■ Data block:
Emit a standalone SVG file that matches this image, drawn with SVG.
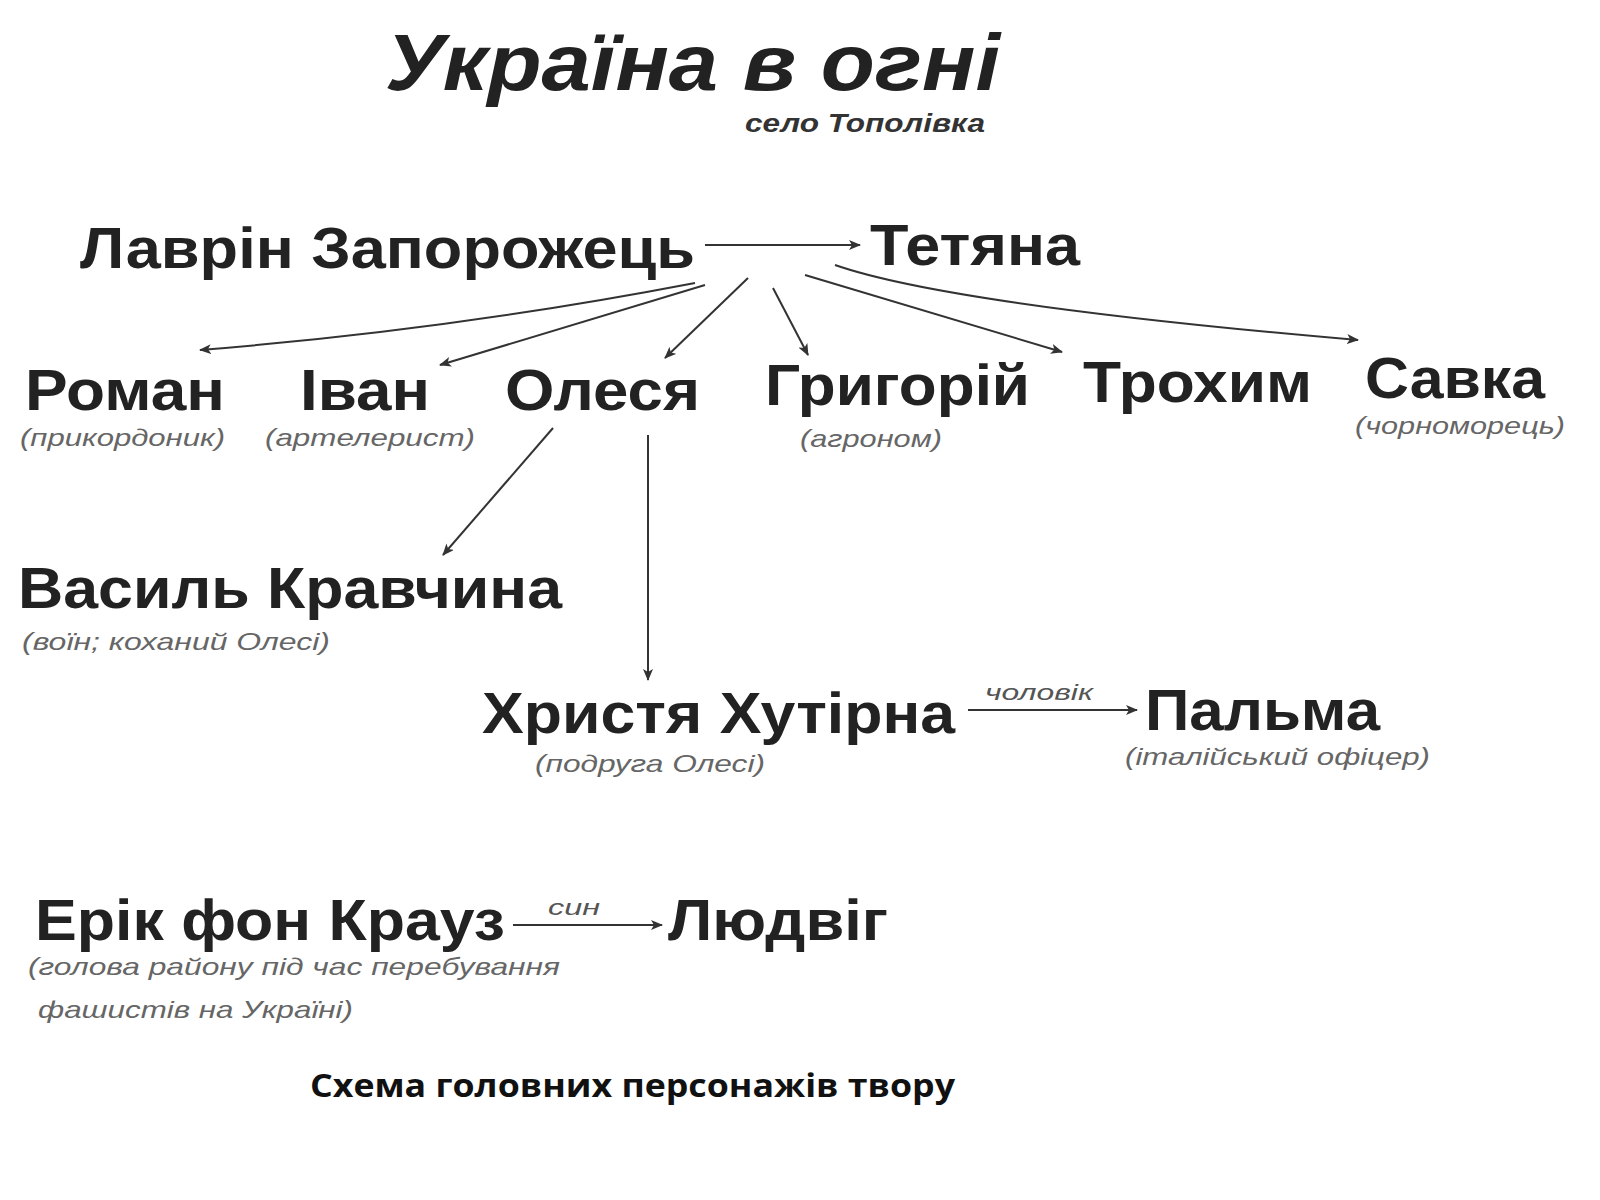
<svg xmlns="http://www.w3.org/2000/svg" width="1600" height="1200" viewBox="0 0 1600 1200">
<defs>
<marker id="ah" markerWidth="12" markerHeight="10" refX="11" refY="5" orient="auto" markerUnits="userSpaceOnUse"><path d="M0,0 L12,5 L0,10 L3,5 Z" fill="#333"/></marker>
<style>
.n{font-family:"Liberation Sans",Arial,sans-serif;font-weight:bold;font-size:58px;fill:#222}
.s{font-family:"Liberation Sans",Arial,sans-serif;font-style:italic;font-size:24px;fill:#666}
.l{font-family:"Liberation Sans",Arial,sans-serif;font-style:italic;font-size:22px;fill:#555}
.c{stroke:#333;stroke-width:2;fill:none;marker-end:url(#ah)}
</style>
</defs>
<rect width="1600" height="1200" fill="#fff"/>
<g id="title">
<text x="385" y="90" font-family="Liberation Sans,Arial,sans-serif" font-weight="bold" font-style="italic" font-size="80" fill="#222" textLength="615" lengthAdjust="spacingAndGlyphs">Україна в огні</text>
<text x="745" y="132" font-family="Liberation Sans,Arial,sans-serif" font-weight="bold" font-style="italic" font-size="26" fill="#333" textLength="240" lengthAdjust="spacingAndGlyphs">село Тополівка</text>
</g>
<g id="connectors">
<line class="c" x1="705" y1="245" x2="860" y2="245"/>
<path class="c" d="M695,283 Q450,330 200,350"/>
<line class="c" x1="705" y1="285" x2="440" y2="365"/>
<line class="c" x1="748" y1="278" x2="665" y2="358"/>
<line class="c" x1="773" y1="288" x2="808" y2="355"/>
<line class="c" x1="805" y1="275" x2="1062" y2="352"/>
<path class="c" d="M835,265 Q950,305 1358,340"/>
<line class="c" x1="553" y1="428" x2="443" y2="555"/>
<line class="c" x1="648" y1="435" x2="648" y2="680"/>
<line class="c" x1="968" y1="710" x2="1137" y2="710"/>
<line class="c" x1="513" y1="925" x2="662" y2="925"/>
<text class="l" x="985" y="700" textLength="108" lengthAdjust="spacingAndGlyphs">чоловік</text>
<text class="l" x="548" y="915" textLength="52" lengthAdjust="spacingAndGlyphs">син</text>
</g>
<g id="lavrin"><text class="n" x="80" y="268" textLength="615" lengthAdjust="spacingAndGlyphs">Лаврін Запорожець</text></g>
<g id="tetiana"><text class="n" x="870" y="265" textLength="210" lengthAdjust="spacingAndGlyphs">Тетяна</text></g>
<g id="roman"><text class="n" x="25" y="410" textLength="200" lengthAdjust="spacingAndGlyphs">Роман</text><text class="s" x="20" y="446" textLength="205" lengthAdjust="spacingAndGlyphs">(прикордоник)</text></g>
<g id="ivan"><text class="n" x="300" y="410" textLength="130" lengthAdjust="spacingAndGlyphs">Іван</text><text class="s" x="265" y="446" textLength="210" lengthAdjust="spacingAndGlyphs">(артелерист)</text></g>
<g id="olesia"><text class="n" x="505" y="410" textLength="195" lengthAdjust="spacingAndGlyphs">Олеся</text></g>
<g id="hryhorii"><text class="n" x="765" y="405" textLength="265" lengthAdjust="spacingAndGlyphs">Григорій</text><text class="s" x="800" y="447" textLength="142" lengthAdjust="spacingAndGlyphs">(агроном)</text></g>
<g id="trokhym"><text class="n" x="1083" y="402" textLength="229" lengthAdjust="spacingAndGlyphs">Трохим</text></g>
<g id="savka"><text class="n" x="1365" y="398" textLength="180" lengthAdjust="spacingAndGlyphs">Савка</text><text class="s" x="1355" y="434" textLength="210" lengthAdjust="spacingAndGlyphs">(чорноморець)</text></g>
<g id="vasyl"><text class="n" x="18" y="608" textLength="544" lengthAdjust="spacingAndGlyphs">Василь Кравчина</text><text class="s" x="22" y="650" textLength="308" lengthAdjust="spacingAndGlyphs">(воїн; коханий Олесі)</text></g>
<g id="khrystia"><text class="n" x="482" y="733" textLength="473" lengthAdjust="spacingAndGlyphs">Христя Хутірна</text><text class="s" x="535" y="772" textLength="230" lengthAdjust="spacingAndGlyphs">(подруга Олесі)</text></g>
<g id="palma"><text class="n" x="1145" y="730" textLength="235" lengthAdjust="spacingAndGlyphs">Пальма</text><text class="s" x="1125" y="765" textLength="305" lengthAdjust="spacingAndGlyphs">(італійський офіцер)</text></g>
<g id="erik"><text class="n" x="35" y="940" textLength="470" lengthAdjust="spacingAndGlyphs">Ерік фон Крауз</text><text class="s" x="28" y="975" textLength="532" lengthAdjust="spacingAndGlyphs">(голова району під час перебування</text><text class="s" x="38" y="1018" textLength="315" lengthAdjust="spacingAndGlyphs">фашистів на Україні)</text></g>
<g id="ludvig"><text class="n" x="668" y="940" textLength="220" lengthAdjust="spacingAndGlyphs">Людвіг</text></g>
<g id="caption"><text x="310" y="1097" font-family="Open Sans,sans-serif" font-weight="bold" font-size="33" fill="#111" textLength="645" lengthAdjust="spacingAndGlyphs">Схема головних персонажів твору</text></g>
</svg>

■ Written instruction:
Extract all the data above exactly, excluding every picture.

■ Output for this exercise:
Emit a standalone SVG file that matches this image, drawn with SVG.
<svg xmlns="http://www.w3.org/2000/svg" width="1600" height="1200" viewBox="0 0 1600 1200">
<defs>
<marker id="ah" markerWidth="12" markerHeight="10" refX="11" refY="5" orient="auto" markerUnits="userSpaceOnUse"><path d="M0,0 L12,5 L0,10 L3,5 Z" fill="#333"/></marker>
<style>
.n{font-family:"Liberation Sans",Arial,sans-serif;font-weight:bold;font-size:58px;fill:#222}
.s{font-family:"Liberation Sans",Arial,sans-serif;font-style:italic;font-size:24px;fill:#666}
.l{font-family:"Liberation Sans",Arial,sans-serif;font-style:italic;font-size:22px;fill:#555}
.c{stroke:#333;stroke-width:2;fill:none;marker-end:url(#ah)}
</style>
</defs>
<rect width="1600" height="1200" fill="#fff"/>
<g id="title">
<text x="385" y="90" font-family="Liberation Sans,Arial,sans-serif" font-weight="bold" font-style="italic" font-size="80" fill="#222" textLength="615" lengthAdjust="spacingAndGlyphs">Україна в огні</text>
<text x="745" y="132" font-family="Liberation Sans,Arial,sans-serif" font-weight="bold" font-style="italic" font-size="26" fill="#333" textLength="240" lengthAdjust="spacingAndGlyphs">село Тополівка</text>
</g>
<g id="connectors">
<line class="c" x1="705" y1="245" x2="860" y2="245"/>
<path class="c" d="M695,283 Q450,330 200,350"/>
<line class="c" x1="705" y1="285" x2="440" y2="365"/>
<line class="c" x1="748" y1="278" x2="665" y2="358"/>
<line class="c" x1="773" y1="288" x2="808" y2="355"/>
<line class="c" x1="805" y1="275" x2="1062" y2="352"/>
<path class="c" d="M835,265 Q950,305 1358,340"/>
<line class="c" x1="553" y1="428" x2="443" y2="555"/>
<line class="c" x1="648" y1="435" x2="648" y2="680"/>
<line class="c" x1="968" y1="710" x2="1137" y2="710"/>
<line class="c" x1="513" y1="925" x2="662" y2="925"/>
<text class="l" x="985" y="700" textLength="108" lengthAdjust="spacingAndGlyphs">чоловік</text>
<text class="l" x="548" y="915" textLength="52" lengthAdjust="spacingAndGlyphs">син</text>
</g>
<g id="lavrin"><text class="n" x="80" y="268" textLength="615" lengthAdjust="spacingAndGlyphs">Лаврін Запорожець</text></g>
<g id="tetiana"><text class="n" x="870" y="265" textLength="210" lengthAdjust="spacingAndGlyphs">Тетяна</text></g>
<g id="roman"><text class="n" x="25" y="410" textLength="200" lengthAdjust="spacingAndGlyphs">Роман</text><text class="s" x="20" y="446" textLength="205" lengthAdjust="spacingAndGlyphs">(прикордоник)</text></g>
<g id="ivan"><text class="n" x="300" y="410" textLength="130" lengthAdjust="spacingAndGlyphs">Іван</text><text class="s" x="265" y="446" textLength="210" lengthAdjust="spacingAndGlyphs">(артелерист)</text></g>
<g id="olesia"><text class="n" x="505" y="410" textLength="195" lengthAdjust="spacingAndGlyphs">Олеся</text></g>
<g id="hryhorii"><text class="n" x="765" y="405" textLength="265" lengthAdjust="spacingAndGlyphs">Григорій</text><text class="s" x="800" y="447" textLength="142" lengthAdjust="spacingAndGlyphs">(агроном)</text></g>
<g id="trokhym"><text class="n" x="1083" y="402" textLength="229" lengthAdjust="spacingAndGlyphs">Трохим</text></g>
<g id="savka"><text class="n" x="1365" y="398" textLength="180" lengthAdjust="spacingAndGlyphs">Савка</text><text class="s" x="1355" y="434" textLength="210" lengthAdjust="spacingAndGlyphs">(чорноморець)</text></g>
<g id="vasyl"><text class="n" x="18" y="608" textLength="544" lengthAdjust="spacingAndGlyphs">Василь Кравчина</text><text class="s" x="22" y="650" textLength="308" lengthAdjust="spacingAndGlyphs">(воїн; коханий Олесі)</text></g>
<g id="khrystia"><text class="n" x="482" y="733" textLength="473" lengthAdjust="spacingAndGlyphs">Христя Хутірна</text><text class="s" x="535" y="772" textLength="230" lengthAdjust="spacingAndGlyphs">(подруга Олесі)</text></g>
<g id="palma"><text class="n" x="1145" y="730" textLength="235" lengthAdjust="spacingAndGlyphs">Пальма</text><text class="s" x="1125" y="765" textLength="305" lengthAdjust="spacingAndGlyphs">(італійський офіцер)</text></g>
<g id="erik"><text class="n" x="35" y="940" textLength="470" lengthAdjust="spacingAndGlyphs">Ерік фон Крауз</text><text class="s" x="28" y="975" textLength="532" lengthAdjust="spacingAndGlyphs">(голова району під час перебування</text><text class="s" x="38" y="1018" textLength="315" lengthAdjust="spacingAndGlyphs">фашистів на Україні)</text></g>
<g id="ludvig"><text class="n" x="668" y="940" textLength="220" lengthAdjust="spacingAndGlyphs">Людвіг</text></g>
<g id="caption"><text x="310" y="1097" font-family="Open Sans,sans-serif" font-weight="bold" font-size="33" fill="#111" textLength="645" lengthAdjust="spacingAndGlyphs">Схема головних персонажів твору</text></g>
</svg>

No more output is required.